COMMISSIONER, SALES TAX Vs. HEERA LAL RAMESH CHANDRA

Decided On January 25, 2007
COMMISSIONER, SALES TAX Appellant
V/S
Heera Lal Ramesh Chandra Respondents

JUDGEMENT

(1.) Present revision under Section 11 of U.P. Sales Tax Act (hereinafter referred to as "Act") is directed against the order of Tribunal dated 4th May, 1993 for the assessment year 1985-86.

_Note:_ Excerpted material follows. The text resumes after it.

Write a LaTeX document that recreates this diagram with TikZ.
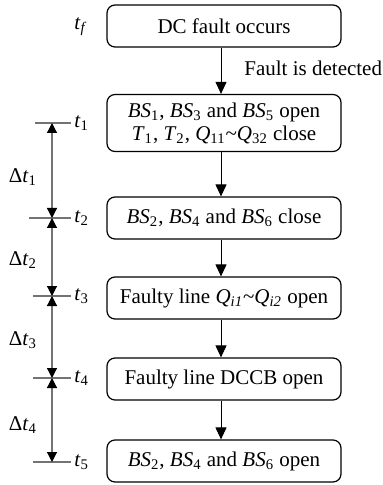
\documentclass[tikz,border=0pt]{standalone}
\usepackage{fontspec}
\setmainfont{Liberation Serif}
\usetikzlibrary{arrows.meta,calc}

% italic symbol with upright/italic subscript
\newcommand{\sym}[2]{\textit{#1}\textsubscript{#2}}
\newcommand{\symi}[2]{\textit{#1}\textsubscript{\textit{#2}}}

\begin{document}
\begin{tikzpicture}[x=0.5pt,y=-0.5pt,
  font=\fontsize{10.5}{12.5}\selectfont,
  stepbox/.style={draw, line width=0.6pt, rounded corners=4pt,
    minimum width=117pt, minimum height=21pt, inner sep=0pt, align=center},
  flow/.style={line width=0.5pt, -{Triangle[length=6pt,width=5.5pt]}},
  tick/.style={draw=black!55, line width=0.6pt},
  span/.style={draw=black!55, line width=0.6pt,
    {Triangle[length=5pt,width=5pt,fill=black,color=black]}-{Triangle[length=5pt,width=5pt,fill=black,color=black]}},
  tlab/.style={anchor=west, inner sep=0pt},
  dlab/.style={anchor=center, inner sep=0pt}]

\useasboundingbox (0,0) rectangle (383,485);

% process steps
\node[stepbox] (s1) at (224,26) {DC fault occurs};
\node[stepbox, minimum height=28.5pt] (s2) at (224,123)
  {\sym{BS}{1}, \sym{BS}{3} and \sym{BS}{5} open\\[-1pt]
   \sym{T}{1}, \sym{T}{2}, \sym{Q}{11}\textasciitilde\sym{Q}{32} close};
\node[stepbox] (s3) at (224,218) {\sym{BS}{2}, \sym{BS}{4} and \sym{BS}{6} close};
\node[stepbox] (s4) at (224,298) {Faulty line \symi{Q}{i1}\textasciitilde\symi{Q}{i2} open};
\node[stepbox] (s5) at (224,379) {Faulty line DCCB open};
\node[stepbox] (s6) at (224,461) {\sym{BS}{2}, \sym{BS}{4} and \sym{BS}{6} open};

% flow arrows
\foreach \a/\b in {s1/s2, s2/s3, s3/s4, s4/s5, s5/s6}
  \draw[flow] ($(\a.south)+(-3,0)$) -- ($(\b.north)+(-3,0)$);

\node[anchor=west, inner sep=0pt] (det) at (244,68) {Fault is detected};

% time marks
\node[tlab] (tf) at (74,27) {\symi{t}{f}};
\foreach \i/\y/\xl in {1/123/35, 2/218/29, 3/296/33, 4/378/33, 5/462/33}{
  \coordinate (L\i) at (\xl,\y);
  \coordinate (R\i) at (71,\y);
  \coordinate (m\i) at (52,\y);
  \draw[tick] (L\i) -- (R\i);
  \node[tlab] (t\i) at (74,\y) {\sym{t}{\i}};
}

% interval arrows
\foreach \i/\j in {1/2, 2/3, 3/4, 4/5}
  \draw[span] (m\i) -- (m\j);

\node[dlab] (d1) at (23,177) {Δ\sym{t}{1}};
\node[dlab] (d2) at (23,260) {Δ\sym{t}{2}};
\node[dlab] (d3) at (23,340) {Δ\sym{t}{3}};
\node[dlab] (d4) at (23,425) {Δ\sym{t}{4}};

\end{tikzpicture}
\end{document}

(2.) The dispute relates to the levy of tax on the turn over of chiraunji worth Rs. 12,25,726/- for the period 01.10.1985 to 31.03.1985. Assessing authority had taxed the aforesaid turn over of chiraunji @ 10% treating it as dry fruit while dealer/opposite party (hereinafter referred to as "Dealer") claimed that it was not dry fruit and liable to tax as an unclassified item @ 8%. In first appeal claim of the dealer was accepted. Commissioner of Trade Tax filed appeal before the Tribunal, which has been dismissed. Tribunal following the decision of the Full Bench of the Sales Tax Tribunal in the case of Heera Lal Mahesh Chandra v. CST reported in 91 STD (T), 51 held that chiraunji is not a dry fruit and is taxable as an unclassified item @ 8%. Thus, the dispute is, whether Full Bench of the Tribunal in the case of Heera Lal Mahesh Chandra v. CST (Supra) has correctly held that chiraunji is not a dry fruit. It has been held that it is liable to tax as spices and condiments for the period prior to 01.06.1985 and as an unclassified item after 01.06.1985. The period involved in the present revision is 01.10.1985 to 31.03.1985. Therefore, this Court is confining its decision to the question whether chiraunji is liable to tax as dry fruit or liable to tax as an unclassified item, leaving the question open as to whether chiraunji is spices or condiments. Full Bench of the Tribunal has held as follows:

(3.) Learned Standing Counsel submitted that chiraunji is normally considered as one of the item of the Panchmeva and, therefore, in common parlance it is known as dry fruit. He submitted that chiraunji is normally not eaten as such, is being mainly used in sweets, kheer etc. to give flavour. Learned Counsel for the dealer submitted that it is a inside portion of seed of flower and is not commonly used as dry fruit. He submitted that the finding of the Full Bench of the Tribunal that it is not known as dry fruit in common parlance is finding of fact and can not be interfered with in the absence of any material to the contrary. He submitted that while classifying a commodity, how a commodity is commonly known in common parlance is to be considered. In support of his contention he relied upon on the several decisions.